Discovering Unique Needs and Preferences
We learned that while there are similar barriers to participating in precision medicine across the groups, there are unique needs and preferences among some groups, which are likely to be missed if all voices are aggregated. For example, all groups had some concerns about the privacy and security of their data, but more minorities feared financial loss due to others accessing their data. Sexual and gender minorities were concerned that questions wouldn’t allow them to self-identify or wouldn’t fully capture their culture and behaviors. Some Asian Americans wanted to be reassured that their Eastern medicines and holistic therapies would be included. People who are blind or deaf shared that they are rarely asked their opinions about research, and when they are interested in research studies, the exclusion criteria often prevent them from volunteering.
Lack of trust was identified as an important barrier for most groups, and, for some, this was more important than researchers’ prowess or academic affiliation. Given the complexity and newness of precision medicine, groups felt particularly vulnerable and believed the trustworthiness of researchers was paramount.

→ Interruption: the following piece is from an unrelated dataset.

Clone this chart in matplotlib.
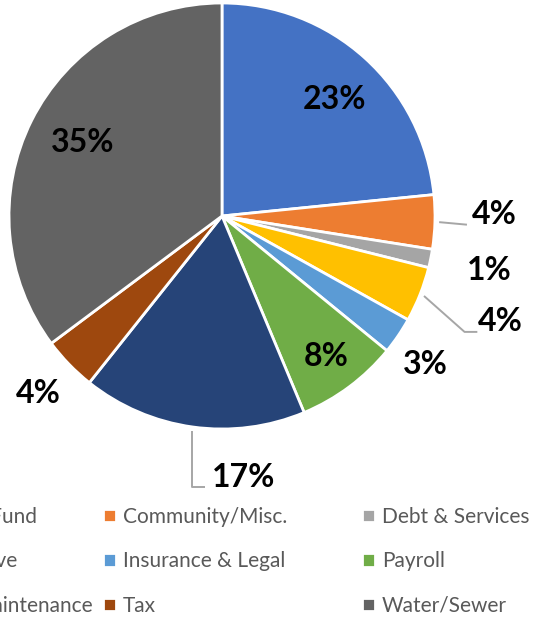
import numpy as np
import matplotlib.pyplot as plt

plt.rcParams['font.family'] = ['Lato', 'DejaVu Sans']

categories = ['Capital Fund', 'Community/Misc.', 'Debt & Services',
              'Legislative', 'Insurance & Legal', 'Payroll',
              'Road Maintenance', 'Tax', 'Water/Sewer']
shares = [23.4, 4.1, 1.4, 4.2, 2.8, 7.8, 17.0, 4.1, 35.2]
colors = ['#4472C4', '#ED7D31', '#A5A5A5', '#FFC000', '#5B9BD5',
          '#70AD47', '#264478', '#9E480E', '#636363']

# label placement: distance in pie radii, angular shift (deg, clockwise)
label_r = [0.76, 1.28, 1.28, 1.40, 1.18, 0.82, 1.23, 1.20, 0.74]
label_shift = [2.0, -1.9, 0, -0.8, 1.9, 0, -12.6, 0, 1.0]

W, H = 535, 623
R = 213.0                 # pie radius in px
cx, cy = 222, 216         # pie centre in px (from top-left)

fig = plt.figure(figsize=(W / 100, H / 100), dpi=100)
ax = fig.add_axes([0, 0, 1, 1])

wedges, _ = ax.pie(shares, colors=colors, startangle=90, counterclock=False,
                   radius=1, wedgeprops=dict(edgecolor='white', linewidth=2.0))
ax.set_xlim(-cx / R, (W - cx) / R)
ax.set_ylim(-(H - cy) / R, cy / R)
ax.axis('off')

lead_col = '#A6A6A6'
for i, w in enumerate(wedges):
    mid = np.deg2rad((w.theta1 + w.theta2) / 2 - label_shift[i])
    tx, ty = label_r[i] * np.cos(mid), label_r[i] * np.sin(mid)
    ax.text(tx, ty, '%.0f%%' % shares[i], ha='center', va='center',
            fontsize=23, fontweight='bold', color='black')

    m0 = np.deg2rad((w.theta1 + w.theta2) / 2)
    ex, ey = 1.02 * np.cos(m0), 1.02 * np.sin(m0)
    yl = ty - 0.047
    if i == 1:
        pts = [(ex, ey), (tx - 0.13, yl)]
    elif i == 3:
        pts = [(ex, ey), (tx - 0.17, yl), (tx - 0.11, yl)]
    elif i == 6:
        pts = [(ex, ey), (ex, yl), (tx - 0.18, yl)]
    else:
        continue
    xs, ys = zip(*pts)
    ax.plot(xs, ys, color=lead_col, lw=1.4, solid_capstyle='butt')

# legend, three columns laid out row by row like the original
cols = [[0, 3, 6], [1, 4, 7], [2, 5, 8]]
anchors = [(93, 'upper right'), (103, 'upper left'), (362, 'upper left')]
for idx, (xpx, loc) in zip(cols, anchors):
    leg = fig.legend([wedges[k] for k in idx], [categories[k] for k in idx],
                     loc=loc, bbox_to_anchor=(xpx / W, 1 - 507 / H),
                     frameon=False, fontsize=15, labelcolor='#595959',
                     handlelength=0.6, handleheight=0.6, handletextpad=0.35,
                     labelspacing=1.17, borderpad=0, borderaxespad=0)

fig.savefig('out.png', dpi=100)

There was variability in what community members thought would improve trust. Though the cause of distrust was different, both rural communities and Latinos/Hispanics were less trusting of research if the federal government would have access to their data. Individuals who were deaf and sexual and gender minorities worried about eugenics and would be more trusting if researchers with experience working with their communities were involved.
Establishing Trust with Community Partners
I have no doubt that without partnering with community organizations, who lent us their trust, it would have taken much longer to convene the Studios and it’s unlikely that we would have reached beyond the highly motivated, well-connected individuals who are already likely to participate in research. We quickly recognized that these community organizations could do far more for precision medicine than just host Studios. They also can help researchers understand the varied perceptions of risk and trust in communities and help tackle some of the overarching issues that may stall precision medicine, such as limited genomic health literacy. To fulfill these roles, community organizations should be trained, empowered, and resourced as partners in the research. They should be involved in the design of precision medicine programs, not burdened with filling the gaps when researchers fail.
It would be a mistake to take our findings and draw population-specific conclusions, such as African Americans need navigators or older adults prefer phone calls rather than emails. Instead, researchers and clinicians must embrace the bigger picture — there is individual variability in barriers, facilitators, needs, and preferences. Fully realizing the promises of precision medicine for everyone will require cultural humility, a process of self-reflection and honesty to build trustworthy relationships, and precision engagement.
The work reported in this publication was supported by the National Institutes of Health under Award Numbers OT2OD023132 and U54MD010722. The content is solely the responsibility of the author and does not necessarily represent the official views of the National Institutes of Health.